The economic results will not be satisfactory. However much stocks, mortgages, or what have you might be poked along by another round of quantitative easing, yet more capital, along with the mountain already there, will park itself on the sidelines—in gold—in the wait for sound-money policy from the Fed. QE after QE, coupled by persistent proud ignorance from the Fed about gold, is one way this nation can enter long-term decline.
Books on the topic discussed in this essay may be found in The Imaginative Conservative Bookstore. Originally published at Forbes.com the essay is reprinted here with gracious permission of Brian Domitrovic.
“Read that closely: taxes and spending can bear us along to recovery. This from the Fed Chairman. We sure all are Keynesians now.”
Of course. Why wouldn’t we be? New Keynesian economics co-opted all the portions of monetarism that were not invalidated by the experiences of the 1980s. The only other mainstream alternative – Real Business Cycle theory – more or less held that monetary policy is irrelevant, which probably isn’t the attitude you want in a Fed chief. What’s more, it has been quite thoroughly invalidated by experience.
That is because there are no fundamentals that make sense, given its movements. The low real interest rates should allow for higher gold prices, other things equal, just as the low to negative real interest rates of the late 1970s made for high gold prices. But it went quite a bit beyond that now.
“There was the period of too low, too long interest rates that stoked the housing bubble, and then the quantitative easings of the recession period.”
Yes, low interest rates increase the price of assets, other things equal. In keeping with Vernon Smith’s research, this can propel irrational price bubbles due to the possibility of continuing capital gains.

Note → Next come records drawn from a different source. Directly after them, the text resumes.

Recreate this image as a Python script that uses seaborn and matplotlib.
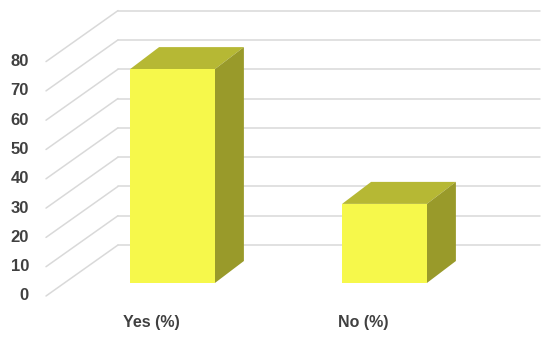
import matplotlib
matplotlib.use('Agg')
import matplotlib.pyplot as plt
import seaborn as sns
from matplotlib.patches import Polygon

# chart data
categories = ['Yes (%)', 'No (%)']
values = [73, 27]
ticks = [0, 10, 20, 30, 40, 50, 60, 70, 80]

front_color = '#F6F84B'
top_color = '#B6B834'
side_color = '#999A2A'
grid_color = '#D9D9D9'
text_color = '#404040'

sns.set_theme(style='white')
plt.rcParams['font.family'] = ['Liberation Sans', 'DejaVu Sans']

fig = plt.figure(figsize=(5.5, 3.37), dpi=100)
ax = fig.add_axes([0, 0, 1, 1])

# pixel -> data mapping (oblique 3d look done by hand)
px_per_cat = 212.0
px_per_val = 2.93
ax.set_xlim(-172.5 / px_per_cat, (550 - 172.5) / px_per_cat)
ax.set_ylim(-(337 - 283) / px_per_val, 283 / px_per_val)

# depth offsets in data units
front_dx, front_dy = -18 / px_per_cat, -13 / px_per_val
back_dx, back_dy = 54 / px_per_cat, 38 / px_per_val
bar_dx, bar_dy = 29 / px_per_cat, 22 / px_per_val
right_end = (540 - 172.5) / px_per_cat
front_left = (46 - 172.5) / px_per_cat

# gridlines: diagonal on the floor side + back wall
for t in ticks:
    ax.plot([front_left, front_left + (back_dx - front_dx)],
            [t + front_dy, t + back_dy], color=grid_color, lw=1.1, zorder=0)
    ax.plot([front_left + (back_dx - front_dx), right_end],
            [t + back_dy, t + back_dy], color=grid_color, lw=1.1, zorder=0)
    ax.text(front_left - 17 / px_per_cat, t + front_dy, str(t), ha='right', va='center',
            fontsize=12, fontweight='bold', color=text_color)

sns.barplot(x=categories, y=values, width=0.4, color=front_color, saturation=1,
            edgecolor='none', ax=ax, zorder=3)

for p in ax.patches:
    x0, y0 = p.get_x(), p.get_y()
    w, h = p.get_width(), p.get_height()
    top = Polygon([(x0, y0 + h), (x0 + w, y0 + h), (x0 + w + bar_dx, y0 + h + bar_dy),
                   (x0 + bar_dx, y0 + h + bar_dy)], closed=True, fc=top_color, ec='none', zorder=2)
    side = Polygon([(x0 + w, y0), (x0 + w + bar_dx, y0 + bar_dy),
                    (x0 + w + bar_dx, y0 + h + bar_dy), (x0 + w, y0 + h)],
                   closed=True, fc=side_color, ec='none', zorder=2)
    ax.add_patch(top)
    ax.add_patch(side)

# category labels on the front edge of the floor
for i, c in enumerate(categories):
    ax.text(i + front_dx - 3 / px_per_cat, -39 / px_per_val, c, ha='center', va='center',
            fontsize=11.5, fontweight='bold', color=text_color)

ax.set_xlim(-172.5 / px_per_cat, (550 - 172.5) / px_per_cat)
ax.set_ylim(-(337 - 283) / px_per_val, 283 / px_per_val)
ax.set_xticks([])
ax.set_yticks([])
ax.set_xlabel('')
ax.set_ylabel('')
for s in ax.spines.values():
    s.set_visible(False)

fig.savefig('out.png', dpi=100)
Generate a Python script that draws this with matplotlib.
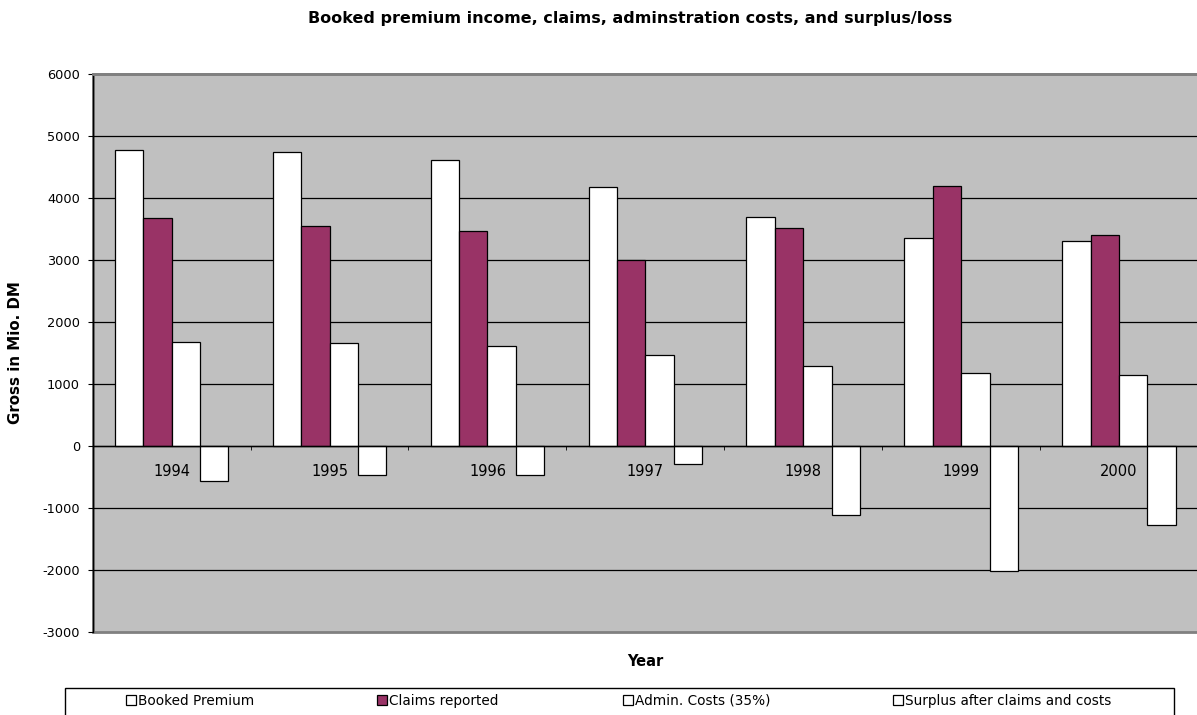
import matplotlib
matplotlib.use("Agg")
import matplotlib.pyplot as plt
from matplotlib.patches import Rectangle
import numpy as np

plt.rcParams['font.family'] = ['DejaVu Sans']
plt.rcParams['axes.unicode_minus'] = False

years = ["1994", "1995", "1996", "1997", "1998", "1999", "2000"]
booked_premium = [4780, 4740, 4620, 4170, 3690, 3350, 3300]
claims_reported = [3670, 3550, 3470, 3000, 3510, 4190, 3400]
admin_costs = [1675, 1660, 1620, 1460, 1290, 1170, 1150]
surplus = [-560, -465, -465, -290, -1110, -2010, -1270]
series_names = ["Booked Premium", "Claims reported", "Admin. Costs (35%)",
                "Surplus after claims and costs"]

W, H = 1197, 715
fig = plt.figure(figsize=(W / 100, H / 100), dpi=100)
ax = fig.add_axes([92.7 / W, 1 - 632 / H, (1198 - 92.7) / W, (632 - 74) / H])

ax.set_facecolor('#C0C0C0')
ax.patch.set_edgecolor('#808080')
ax.patch.set_linewidth(2)

x = np.arange(len(years))
w = 0.18
series = [booked_premium, claims_reported, admin_costs, surplus]
colors = ['white', '#993366', 'white', 'white']
containers = []
for i, (vals, col) in enumerate(zip(series, colors)):
    c = ax.bar(x + (i - 1.5) * w, vals, width=w, color=col,
               edgecolor='black', linewidth=0.9, zorder=3)
    containers.append(c)

ax.set_xlim(-0.5, len(years) - 0.5)
ax.set_ylim(-3000, 6000)
ax.set_yticks(np.arange(-3000, 6001, 1000))
ax.yaxis.grid(True, color='black', linewidth=0.9, zorder=1)
ax.set_axisbelow(True)

ax.spines['right'].set_visible(False)
ax.spines['top'].set_color('#808080')
ax.spines['top'].set_linewidth(2)
ax.spines['top'].set_zorder(5)
ax.spines['left'].set_color('black')
ax.spines['left'].set_linewidth(1)
ax.spines['left'].set_zorder(5)
ax.spines['bottom'].set_position(('data', 0))
ax.spines['bottom'].set_color('black')
ax.spines['bottom'].set_linewidth(1)
ax.spines['bottom'].set_zorder(4)

ax.set_xticks(x)
ax.set_xticklabels(years)
ax.set_xticks(np.arange(-0.5, len(years), 1), minor=True)
ax.tick_params(axis='x', which='major', length=0, pad=13, labelsize=10.5)
ax.tick_params(axis='x', which='minor', length=3, direction='out', color='black')
ax.tick_params(axis='y', length=3.6, direction='out', pad=5.5, labelsize=9.3,
               color='black')

yticks = ax.yaxis.get_major_ticks()
yticks[0].gridline.set_visible(False)
yticks[-1].gridline.set_visible(False)

ax.set_ylabel("Gross in Mio. DM", fontsize=10.8, fontweight='bold')
ax.yaxis.set_label_coords((23 - 92.7) / 1105.3, 0.5)
ax.set_xlabel("Year", fontsize=10.5, fontweight='bold')
ax.xaxis.set_label_coords(0.5, -(654 - 632) / 558)

fig.text(630 / W, 1 - 18 / H,
         "Booked premium income, claims, adminstration costs, and surplus/loss",
         ha='center', va='center', fontsize=11.5, fontweight='bold')

# legend box
fig.add_artist(Rectangle((65 / W, -0.05), (1174 - 65) / W, 0.05 + 1 - 688 / H,
                         transform=fig.transFigure, fill=False,
                         edgecolor='black', linewidth=1))
leg_x = [126, 377, 623, 893]
for cont, name, lx in zip(containers, series_names, leg_x):
    fig.legend(handles=[cont], labels=[name], loc='center left',
               bbox_to_anchor=(lx / W, 1 - 701 / H), frameon=False,
               handlelength=0.7, handleheight=0.7, handletextpad=0.2,
               borderpad=0, borderaxespad=0, fontsize=9.8)

fig.savefig("out.png", dpi=100)
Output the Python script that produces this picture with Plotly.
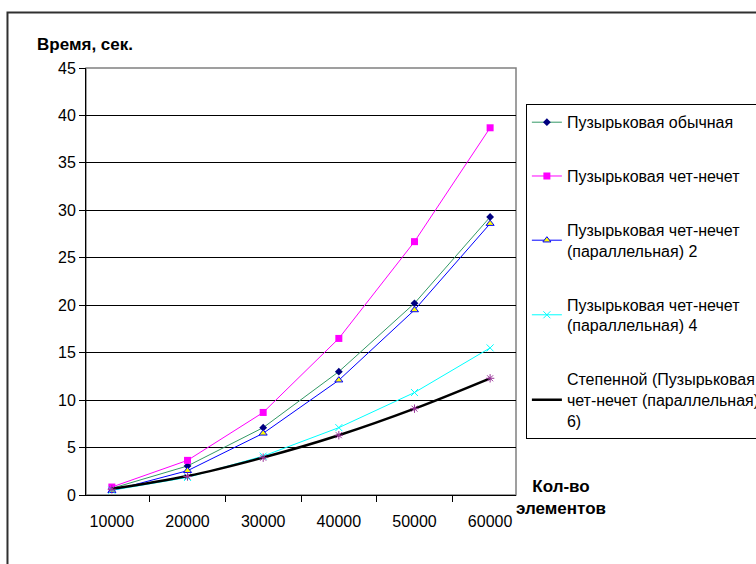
import plotly.graph_objects as go

categories = ["10000", "20000", "30000", "40000", "50000", "60000"]
bubble_plain = [0.7, 3.06, 7.1, 13.0, 20.2, 29.3]
bubble_oddeven = [0.84, 3.65, 8.7, 16.5, 26.7, 38.7]
bubble_par2 = [0.45, 2.56, 6.5, 12.1, 19.5, 28.6]
bubble_par4 = [0.5, 1.85, 4.1, 7.1, 10.8, 15.5]
bubble_par6 = [0.6, 1.95, 3.93, 6.3, 9.1, 12.3]
trend_par6 = [0.65, 2.0, 3.95, 6.3, 9.1, 12.3]
y_ticks = [0, 5, 10, 15, 20, 25, 30, 35, 40, 45]

FONT = "Liberation Sans, Arial, sans-serif"

fig = go.Figure()
fig.add_trace(go.Scatter(
    x=categories, y=bubble_plain, name="Пузырьковая обычная", mode="lines+markers",
    line=dict(color="#339966", width=1),
    marker=dict(symbol="diamond", size=6, color="#000080"),
    legendgroup="a"))
fig.add_trace(go.Scatter(
    x=categories, y=bubble_oddeven, name="Пузырьковая чет-нечет", mode="lines+markers",
    line=dict(color="#FF00FF", width=1),
    marker=dict(symbol="square", size=7, color="#FF00FF"),
    legendgroup="b"))
fig.add_trace(go.Scatter(
    x=categories, y=bubble_par2, name="Пузырьковая чет-нечет<br>(параллельная) 2", mode="lines+markers",
    line=dict(color="#0000FF", width=1),
    marker=dict(symbol="triangle-up", size=7, color="#FFFF00", line=dict(color="#0000FF", width=1)),
    legendgroup="c"))
fig.add_trace(go.Scatter(
    x=categories, y=bubble_par4, name="Пузырьковая чет-нечет<br>(параллельная) 4", mode="lines+markers",
    line=dict(color="#00FFFF", width=1),
    marker=dict(symbol="x-thin-open", size=7, color="#00FFFF", line=dict(color="#00FFFF", width=1)),
    legendgroup="d"))
fig.add_trace(go.Scatter(
    x=categories, y=trend_par6, name="Степенной (Пузырьковая<br>чет-нечет (параллельная)<br>6)", mode="lines",
    line=dict(color="#000000", width=2.5, shape="spline"),
    legendgroup="e"))
fig.add_trace(go.Scatter(
    x=categories, y=bubble_par6, name="Пузырьковая чет-нечет (параллельная) 6", mode="markers",
    marker=dict(symbol="asterisk-open", size=7, color="#993399", line=dict(color="#993399", width=1)),
    showlegend=False))

fig.update_layout(
    width=756, height=564,
    margin=dict(l=86, r=240, t=68, b=69, autoexpand=False),
    paper_bgcolor="white", plot_bgcolor="white",
    font=dict(family=FONT, size=16, color="black"),
    showlegend=True,
    legend=dict(
        x=1.023, y=0.915, xanchor="left", yanchor="top",
        bordercolor="black", borderwidth=1, bgcolor="white",
        font=dict(size=16), tracegroupgap=30, traceorder="grouped",
        itemwidth=30),
    xaxis=dict(
        type="category", categoryorder="array", categoryarray=categories,
        showline=True, linecolor="black", linewidth=1,
        ticks="outside", tickson="boundaries", ticklen=6, tickcolor="black",
        showgrid=False, ticklabelstandoff=12, zeroline=False,
        tickfont=dict(size=16)),
    yaxis=dict(
        range=[0, 45], tickvals=y_ticks,
        showline=True, linecolor="black", linewidth=1,
        ticks="outside", ticklen=6, tickcolor="black",
        showgrid=True, gridcolor="black", gridwidth=1, zeroline=False,
        tickfont=dict(size=16)),
    shapes=[
        dict(type="rect", xref="x domain", yref="y domain", x0=0, x1=1, y0=0, y1=1,
             line=dict(color="#808080", width=1.5), layer="below"),
        dict(type="rect", xref="paper", yref="paper", x0=-0.1826, x1=2, y0=-1, y1=1.13,
             line=dict(color="#303030", width=2), layer="below"),
    ],
    annotations=[
        dict(text="<b>Время, сек.</b>", xref="paper", yref="paper", x=-0.1186, y=1.054,
             xanchor="left", yanchor="middle", showarrow=False, font=dict(size=17)),
        dict(text="<b>Кол-во<br>элементов</b>", xref="paper", yref="paper", x=1.105, y=-0.006,
             xanchor="center", yanchor="middle", showarrow=False, font=dict(size=17)),
    ],
)

fig.write_html("out.html")
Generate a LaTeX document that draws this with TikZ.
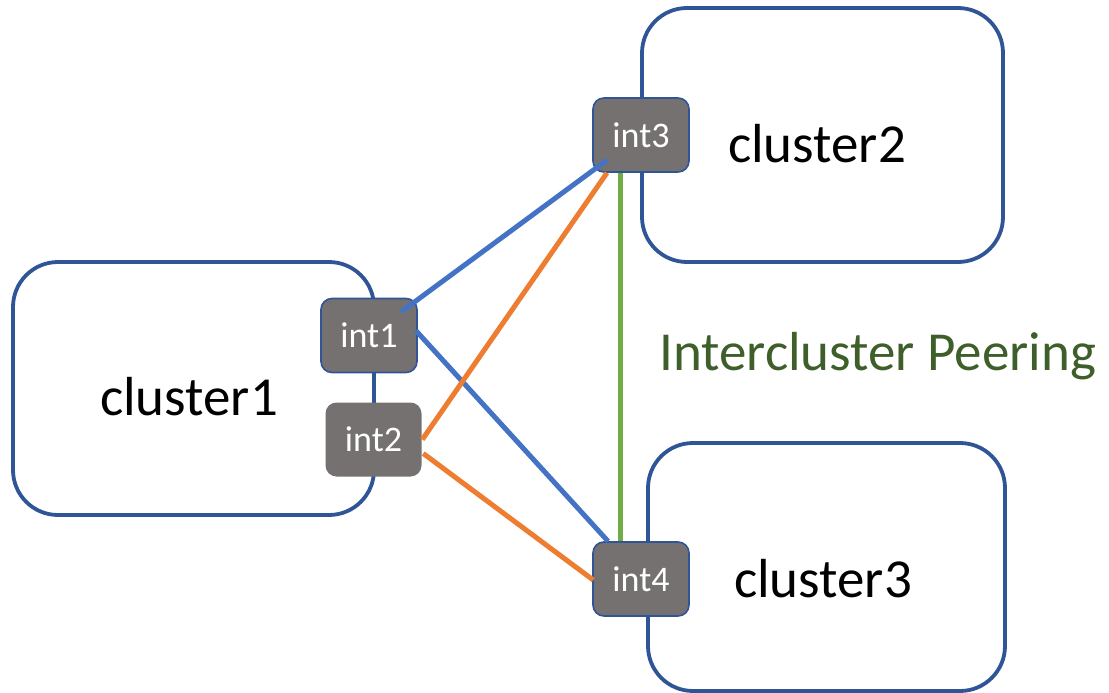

“A permanent run-up in gold, as long history has shown, means that the agents in the economy at large are suspicious of the way the predominant currency-issuer is conducting itself. There can be no doubt that if QE 3 happens, gold will power beyond its current near-record.”
Asset prices in general, but the effect will be more psychological than actual. The tiny movements in long term interest rates are quite a bit out of sync with the fluctuations in asset prices that accompany QE. It would seem to be the effect that QE has on the attitudes of actors in particular financial areas.
“The economic results will not be satisfactory. However much stocks, mortgages, or what have you might be poked along by another round of quantitative easing, yet more capital, along with the mountain already there, will park itself on the sidelines—in gold—in the wait for sound-money policy from the Fed. QE after QE, coupled by persistent proud ignorance from the Fed about gold, is one way this nation can enter long-term decline.”
I think you’re mistaking the creation of reserves holdings of assets like gold on the part of private actors. And you haven’t made the case that this somehow contributes to national decline.
Prolonged recession – that contributes to decline. One can be a conservative and embrace the realities of Keynesian economics.